#### [Task objective]
Pictures are excluded. Copy exactly, and only, the lines from the one containing "Rebuild this chart as a Python script, using matplotlib." through the one containing "from matplotlib.lines import Line2D", both ends included.

#### [Listed entries]

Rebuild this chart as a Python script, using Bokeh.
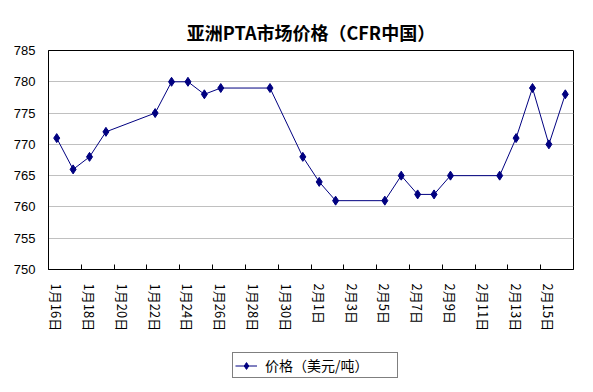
from datetime import date
from bokeh.plotting import figure
from bokeh.layouts import column
from bokeh.models import FixedTicker, Legend, Range1d
from bokeh.embed import file_html
from bokeh.resources import INLINE

# ---- data ----
dates = ["01-16", "01-17", "01-18", "01-19", "01-22", "01-23", "01-24", "01-25",
         "01-26", "01-29", "01-31", "02-01", "02-02", "02-05", "02-06", "02-07",
         "02-08", "02-09", "02-12", "02-13", "02-14", "02-15", "02-16"]
prices = [771, 766, 768, 772, 775, 780, 780, 778, 779, 779, 768, 764, 761, 761,
          765, 762, 762, 765, 765, 771, 779, 770, 778]
tick_labels = ["1月16日", "1月18日", "1月20日", "1月22日", "1月24日", "1月26日",
               "1月28日", "1月30日", "2月1日", "2月3日", "2月5日", "2月7日",
               "2月9日", "2月11日", "2月13日", "2月15日"]
y_ticks = [750, 755, 760, 765, 770, 775, 780, 785]
title_text = "亚洲PTA市场价格（CFR中国）"
legend_text = "价格（美元/吨）"

YEAR = 2007
start = date(YEAR, 1, 16)


def day_index(s):
    m, d = s.split("-")
    return (date(YEAR, int(m), int(d)) - start).days


xs = [day_index(d) for d in dates]
label_pos = [2 * i for i in range(len(tick_labels))]
minor_pos = [q + 1.5 for q in label_pos[:-1]]
n_days = label_pos[-1] + 2

navy = "#000080"
W = 585

p = figure(width=W, height=345, output_backend="svg", toolbar_location=None,
           x_range=Range1d(-0.5, n_days - 0.5), y_range=Range1d(y_ticks[0], y_ticks[-1]),
           min_border_left=48, min_border_right=12, min_border_top=50,
           min_border_bottom=76)
p.background_fill_color = "white"
p.border_fill_color = "white"
p.outline_line_color = "black"
p.outline_line_width = 1
p.outline_line_alpha = 1

# title
p.title.text = title_text
p.title.align = "center"
p.title.vertical_align = "middle"
p.title.text_font = "Noto Sans CJK SC"
p.title.text_font_style = "bold"
p.title.text_font_size = "18px"
p.title.text_color = "black"
p.title.standoff = 10

# x axis
p.xaxis.ticker = FixedTicker(ticks=label_pos, minor_ticks=minor_pos)
p.xaxis.major_label_overrides = {pos: lab for pos, lab in zip(label_pos, tick_labels)}
p.xaxis.major_label_orientation = "vertical"
p.xaxis.major_label_text_font = "Noto Sans CJK SC"
p.xaxis.major_label_text_font_size = "13px"
p.xaxis.major_label_text_color = "black"
p.xaxis.major_label_standoff = 14
p.xaxis.major_tick_in = 0
p.xaxis.major_tick_out = 0
p.xaxis.minor_tick_in = 5
p.xaxis.minor_tick_out = 0
p.xaxis.minor_tick_line_color = "black"
p.xaxis.axis_line_color = "black"

# y axis
p.yaxis.ticker = FixedTicker(ticks=y_ticks)
p.yaxis.major_label_text_font = "Liberation Sans"
p.yaxis.major_label_text_font_size = "13px"
p.yaxis.major_label_text_color = "black"
p.yaxis.major_label_standoff = 13
p.yaxis.major_tick_in = 0
p.yaxis.major_tick_out = 0
p.yaxis.minor_tick_line_color = None
p.yaxis.axis_line_color = "black"

p.xgrid.grid_line_color = None
p.ygrid.ticker = FixedTicker(ticks=y_ticks)
p.ygrid.grid_line_color = "#c0c0c0"
p.ygrid.grid_line_width = 1

r_line = p.line(xs, prices, line_color=navy, line_width=1)
r_pts = p.scatter(xs, prices, marker="diamond", size=9, fill_color=navy,
                  line_color=navy)

# ---- legend strip below the chart (its frame is aligned with the chart's) ----
lg = figure(width=W, height=47, output_backend="svg", toolbar_location=None,
            x_range=Range1d(0, 1), y_range=Range1d(0, 1),
            x_axis_type=None, y_axis_type=None,
            min_border_left=48, min_border_right=12, min_border_top=0,
            min_border_bottom=0)
lg.outline_line_color = None
lg.grid.grid_line_color = None
lg.background_fill_color = "white"
lg.border_fill_color = "white"
# same series; it lies outside this strip's ranges, only its legend swatch shows
lg_line = lg.line(xs, prices, line_color=navy, line_width=1)
lg_pts = lg.scatter(xs, prices, marker="diamond", size=7, fill_color=navy,
                    line_color=navy)

legend = Legend(items=[(legend_text, [lg_line, lg_pts])], location=(184, 14),
                orientation="horizontal")
legend.label_text_font = "Noto Sans CJK SC"
legend.label_text_font_size = "14px"
legend.label_text_color = "black"
legend.border_line_color = "black"
legend.border_line_width = 1
legend.background_fill_color = "white"
legend.padding = 2
legend.margin = 0
legend.spacing = 0
legend.glyph_width = 22
legend.label_standoff = 8
legend.label_width = 130
legend.label_height = 17
legend.glyph_height = 17
lg.add_layout(legend, "center")

layout = column(p, lg, spacing=0)
open("out.html", "w").write(file_html(layout, INLINE))
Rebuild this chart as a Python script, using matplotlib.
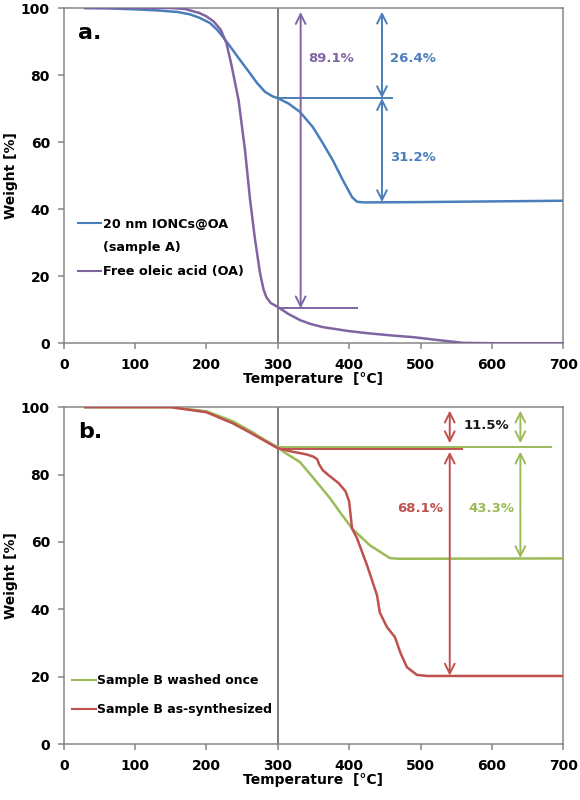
import matplotlib
matplotlib.use("Agg")
import matplotlib.pyplot as plt
from matplotlib.lines import Line2D

# TGA data
# panel a
temp_ionc = [30, 60, 100, 130, 160, 177, 190, 205, 215, 223, 235, 247, 260, 271, 282, 293, 300,
             315, 331, 349, 363, 377, 391, 404, 411, 420, 500, 600, 700]
weight_ionc = [100, 99.9, 99.6, 99.3, 98.8, 98.1, 97.1, 95.5, 93.5, 91.4, 88.0, 84.5, 80.8, 77.6,
               75.0, 73.6, 73.1, 71.5, 69.0, 64.5, 59.7, 54.6, 48.7, 43.6, 42.2, 42.0, 42.1, 42.3, 42.5]

temp_oa = [30, 150, 170, 190, 200, 210, 220, 228, 235, 245, 254, 261, 268, 275, 280, 284,
           290, 300, 315, 331, 345, 363, 400, 425, 460, 490, 530, 560, 600, 700]
weight_oa = [100, 100, 99.7, 98.5, 97.5, 96.0, 93.5, 89.5, 83.0, 72.5, 57.6, 43.0, 31.0, 21.0,
             16.0, 13.7, 12.0, 10.8, 8.7, 6.9, 5.8, 4.8, 3.6, 3.0, 2.3, 1.8, 0.8, 0.1, 0, 0]

# panel b
temp_washed = [30, 150, 200, 237, 265, 280, 300, 310, 331, 349, 373, 390, 404, 429, 457, 470, 700]
weight_washed = [100, 100, 98.8, 95.8, 92.5, 90.5, 88.1, 86.5, 83.7, 79.2, 73.0, 68.0, 64.0,
                 59.0, 55.2, 55.0, 55.1]

temp_synth = [30, 150, 200, 237, 265, 280, 300, 320, 340, 350, 355, 358, 363, 370, 385, 395, 400,
              404, 411, 425, 439, 443, 453, 464, 472, 481, 495, 510, 700]
weight_synth = [100, 100, 98.5, 95.2, 92.0, 90.2, 87.8, 86.8, 86.0, 85.3, 84.6, 83.0, 81.3, 80.0,
                77.5, 75.0, 72.0, 64.0, 61.1, 53.1, 44.2, 39.0, 34.7, 31.8, 27.0, 22.8, 20.5, 20.2, 20.2]

xticks = [0, 100, 200, 300, 400, 500, 600, 700]
yticks = [0, 20, 40, 60, 80, 100]

BLUE = '#4a7ebb'
PURPLE = '#8064a2'
GREEN = '#9bbb59'
RED = '#c0504d'
GRAY = '#868686'

plt.rcParams['font.family'] = ['DejaVu Sans']
plt.rcParams['font.weight'] = 'bold'

fig = plt.figure(figsize=(5.8, 8), dpi=100)
ax1 = fig.add_axes([0.110, 0.571, 0.861, 0.419])
ax2 = fig.add_axes([0.110, 0.070, 0.861, 0.421])


def style_axis(ax):
    ax.set_xlim(0, 700)
    ax.set_ylim(0, 100)
    ax.set_xticks(xticks)
    ax.set_yticks(yticks)
    for s in ax.spines.values():
        s.set_color(GRAY)
        s.set_linewidth(1.1)
    ax.tick_params(axis='both', direction='out', length=4, width=1.1, color=GRAY,
                   labelsize=10)
    ax.tick_params(axis='x', pad=7)
    ax.tick_params(axis='y', pad=6)
    ax.set_xlabel('Temperature  [°C]', fontsize=10, fontweight='bold', labelpad=0)
    ax.set_ylabel('Weight [%]', fontsize=10, fontweight='bold', labelpad=2)
    ax.axvline(300, color='#595959', lw=1.1, zorder=1)


def double_arrow(ax, x, y0, y1, color):
    ax.annotate('', xy=(x, y1), xytext=(x, y0),
                arrowprops=dict(arrowstyle='<->,head_length=0.7,head_width=0.35',
                                color=color, lw=1.4, shrinkA=0, shrinkB=0))


# ---- panel a ----
style_axis(ax1)
ax1.plot(temp_ionc, weight_ionc, color=BLUE, lw=1.8, zorder=3)
ax1.plot(temp_oa, weight_oa, color=PURPLE, lw=1.8, zorder=3)

ax1.hlines(73.1, 300, 461, color=BLUE, lw=1.4)
ax1.hlines(10.4, 300, 412, color=PURPLE, lw=1.4)
double_arrow(ax1, 446, 98.9, 73.1, BLUE)
double_arrow(ax1, 446, 73.1, 42.1, BLUE)
double_arrow(ax1, 332, 98.8, 10.4, PURPLE)
ax1.text(457, 85, '26.4%', color=BLUE, fontsize=9.5, va='center', ha='left')
ax1.text(457, 55.5, '31.2%', color=BLUE, fontsize=9.5, va='center', ha='left')
ax1.text(342, 85, '89.1%', color=PURPLE, fontsize=9.5, va='center', ha='left')
ax1.text(0.028, 0.955, 'a.', transform=ax1.transAxes, fontsize=16, va='top', ha='left')

handles1 = [Line2D([], [], color=BLUE, lw=1.5), Line2D([], [], color='none'),
            Line2D([], [], color=PURPLE, lw=1.5)]
labels1 = ['20 nm IONCs@OA', '(sample A)', 'Free oleic acid (OA)']
ax1.legend(handles1, labels1, loc='upper left', bbox_to_anchor=(0.018, 0.39),
           frameon=False, fontsize=9.2, handlelength=1.8, handletextpad=0.15,
           labelspacing=0.85, borderaxespad=0)

# ---- panel b ----
style_axis(ax2)
ax2.plot(temp_washed, weight_washed, color=GREEN, lw=1.8, zorder=3)
ax2.plot(temp_synth, weight_synth, color=RED, lw=1.8, zorder=3)

ax2.hlines(88.1, 300, 684, color=GREEN, lw=1.4)
ax2.hlines(87.5, 300, 560, color=RED, lw=1.4)
double_arrow(ax2, 541, 99.0, 89.3, RED)
double_arrow(ax2, 640, 99.0, 89.3, GREEN)
double_arrow(ax2, 541, 86.8, 20.3, RED)
double_arrow(ax2, 640, 86.8, 55.2, GREEN)
ax2.text(560, 94.5, '11.5%', color='#1a1a1a', fontsize=9.5, va='center', ha='left')
ax2.text(499, 70, '68.1%', color=RED, fontsize=9.5, va='center', ha='center')
ax2.text(600, 70, '43.3%', color=GREEN, fontsize=9.5, va='center', ha='center')
ax2.text(0.028, 0.955, 'b.', transform=ax2.transAxes, fontsize=16, va='top', ha='left')

handles2 = [Line2D([], [], color=GREEN, lw=1.5), Line2D([], [], color=RED, lw=1.5)]
labels2 = ['Sample B washed once', 'Sample B as-synthesized']
ax2.legend(handles2, labels2, loc='upper left', bbox_to_anchor=(0.006, 0.222),
           frameon=False, fontsize=9, handlelength=1.9, handletextpad=0.15,
           labelspacing=1.3, borderaxespad=0)

fig.savefig('out.png', dpi=100)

#### [The answer]
Rebuild this chart as a Python script, using matplotlib.
import matplotlib
matplotlib.use("Agg")
import matplotlib.pyplot as plt
from matplotlib.lines import Line2D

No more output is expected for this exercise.